FileCollection xslts 

@InputFiles 
FileCollection xsltHashes = new CustomFileHash(this) {
   createHashes(xslts)
}
public CustomFileHash implements FileCollection {
    private FileCollection fileCollection
    private final Task task
    private final Closure closure 
    public CustomFileHash(Task task, Closure closure) {
        this.task = task
        this.closure = closure 
    }
    protected FileCollection lazyInitFileCollection() {
        if(fileCollection == null) {
           fileCollection = task.project.files(closure)
         }
         return fileCollection
    }
    @Override
    Set<File> getFiles() {
        return lazyInitFileCollection().getFiles() 
    }
    // todo implement other FileCollection methods
} 

(Stefan Wolf) #5

Hi @staffanf,

if you don’t use Collection<File> but FileCollection, things become a little bit easier. You can still create your CacheInputs class which takes a closure. But then you would wrap that class into a FileCollection by using project.files(). If the result of CacheInputs implements Callable, then the Callable itself would be evaluated as late as possible.

Another option could be to split off a separate task which calculates the inputs. This task would have the original xml file as an input and would create a file containing all the “real” input files. The current task would then read that file and declare the contents as input files. This way both tasks can use Gradle’s incremental build infrastructure. You could even share the analysis via the build cache, if you manage to keep the information relocatable (i.e. using a relative path). We did something similar for some times to detect headers for native compilation.

Currently, we use a CalculatedInputFileCollection for the header dependencies.
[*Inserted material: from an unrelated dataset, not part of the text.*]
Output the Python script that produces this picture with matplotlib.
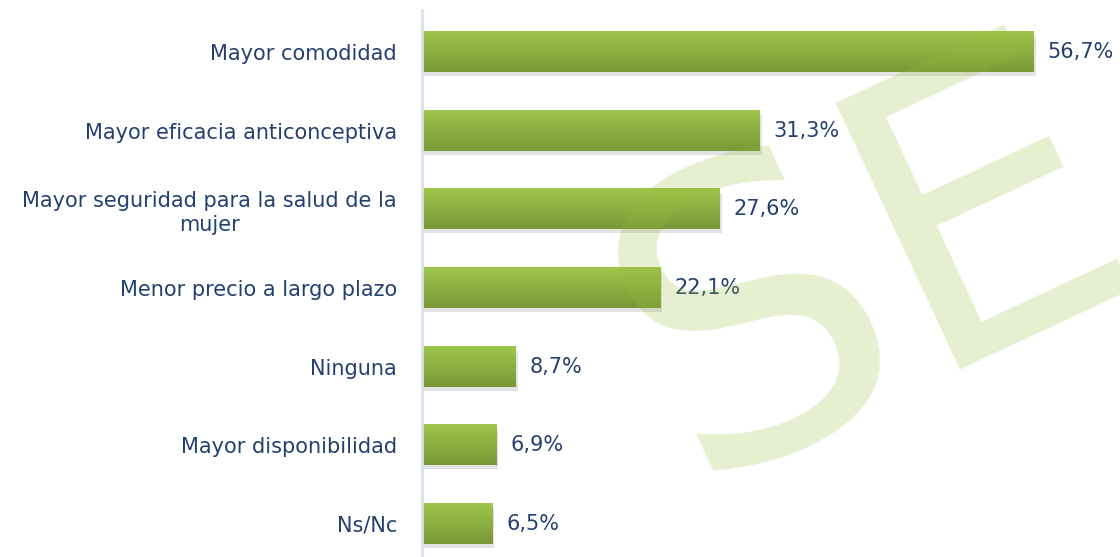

Note that this is still internal API, so I would not suggest you use it in your plugin, but it should give you some ideas how to achieve what you want to achieve.

Cheers,
Stefan


(Staffan Forsell) #6

Hi @Stefan_Wolf Thanks for the reply and good feedback.
I went back and tried to do the simplest possible working xslt task.
My current implementation was incremental and parallel and this combined with tracking calculated inputs made me take a step back and remove the incremental stuff for now.

I landed in something like this right now:

  @InputFiles
  FileCollection calculatedInputs = project.files(new CalculatedInput())

  class CalculatedInput implements Callable<Collection<File>> {

    @Override
    Collection<File> call() throws Exception {
      // Do inputs calculation
    }
    
  }

But see this method is getting called at least once in configure() and then just before the task executes.
I’m curious if there’s info about when/why task inputs are evaluated in configure().

I’m thinking I have a case where I wan’t to cache these inputs the first time the method is called but I can’t be really sure that they are correct since the input file might not exists until just before the task executes. The inputs might be generated by a previous transformation.

But I guess if I would save a cache during execution with file mod times. If these where not changed, then the same inputs could be used again.

CalculatedInputFileCollection would be interesting but I guess it needs some work before it will be an public api.

Question:
I guess org.gradle.PersistentCache<> isn’t something that will be public anytime soon? It seems that might be useful in this kinda case… Although it would open up a lot of possibilities for errors.